This method avoids analytic approximations, though it is limited by the need for the MCMC procedure to equilibrate and by sampling error in the simulated MSAs. To minimize this “internal” sampling error we use simulated MSAs of 1048576 sequences. We measure equilibration of each round of MCMC sequence generation by making use of this large number of parallel MCMC replicas, where each replica evolves a single sequence in time. Equilibration of the replicas is achieved once the autocorrelation of the replica energies for half the number of steps, $\rho (\overrightarrow{E}(t),\overrightarrow{E}(t/2)),$ is uncorrelated with p-value of 0.02 or more. There is a second form of equilibration, of the model parameter values themselves over the course of multiple rounds of MCMC sequence generation, which we measure through the stationarity or leveling off of the total correlation energy X defined above. In some cases, for instance for very small unregularized MSA data-sets, the inference procedure failed to equilibrate in a reasonable time, as we discuss in results.

Because it makes no analytic approximations, this method leads to a model which can be used to generate simulated MSAs which accurately reproduce the data-set bivariate marginals and correlations, and we have previously shown also reproduces the higher-order marginals (corresponding to probabilities of subsequences of more than two positions) [22]. This generative property of the MCMC inference algorithm is key to our results below, as we wish to generate MSAs of varied depths N whose statistics match the original data-set statistics up to finite sampling limitations.
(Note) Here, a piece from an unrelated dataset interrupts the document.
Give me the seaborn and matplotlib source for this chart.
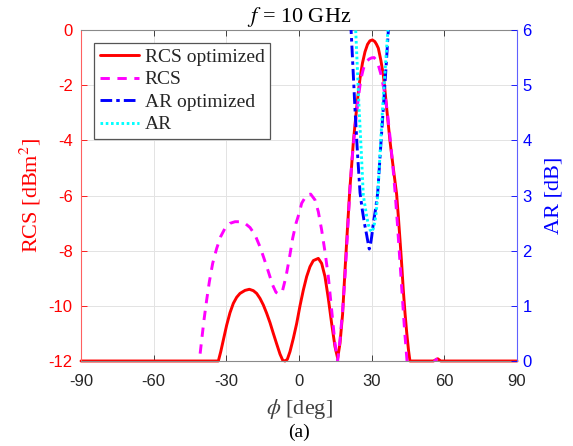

Our GPU implementation allows us to efficiently generate large simulated MSAs given a parametrized Potts model, which we use to perform statistical tests on the quality of Potts model inference using sampled MSAs.

E. Overfitting

It is well known that statistical models may “overfit” due to finite sampling effects when the number of samples in the data-set used to parametrize the model is small. Overfitting of the Potts model parameters is ultimately due to the statistical error caused by finite sampling in the bivariate frequencies $f_{\alpha \beta }^{ij}$ used as input to the inference procedure, which are computed from the MSA of N sequences. Each bivariate marginal ${\widehat{f}}_{\alpha \beta }^{ij}$ is estimated from a sample of size N, and its statistical error is reflected by the multinomial mean-squared-error ${\sigma }^2=f_{\alpha \beta }^{ij}\left(1-f_{\alpha \beta }^{ij}\right)/N.$ Since the bivariate marginals are the input into the inverse Ising algorithm, this statistical error in the inputs leads to error in the inferred parameters. We note that overfitting is not due to the fact that inverse Ising inference is underconstrained: in fact the maximum likelihood procedure is neither underconstrained nor overconstrained, as the number of model parameters (fields and couplings) is exactly equal to the number of input constraints (univariate and bivariate marginals).

Overfitting is prevented by regularization, which refers to corrections to account for finite sampling effects. Regularization can be implemented in various ways such as adding bias terms to the likelihood function, using early stopping, applying priors to model parameters, or adding noise to the inference procedure, and these strategies are often equivalent. Other studies using inverse Ising inference have added l₁ or l₂ regularization terms to the log likelihood function l which are functions of the coupling parameters of the Potts model, commonly a gaugedependent l₂ term $R=\gamma {\sum }_{ij\alpha \beta }{\left(J_{\alpha \beta }^{ij}\right)}^2$ evaluated in the zero-mean gauge. Regularization comes at a cost of bias in the model, generally to weaken correlations. Regularization has been shown to improve contact prediction using Potts models when using other inference algorithms [15, 28, 33]. The use of regularization can introduce biases into the model predictions, which we investigate in results.

F. Regularization

In this study we regularize by applying a particular form of bias to the input bivariate marginals, chosen based on two principles. First, we wish to bias the observed bivariate marginals towards those of the independent model in order to help eliminate spurious correlations caused by finite sampling effects. Second, we would like to tune the strength of the bias such that the discrepancy between the observed marginal and biased marginal is equal to that expected due to sampling error, if one were to take a sample of size N from the biased marginals. This should produce a regularized model which is still statistically consistent with the observed MSA.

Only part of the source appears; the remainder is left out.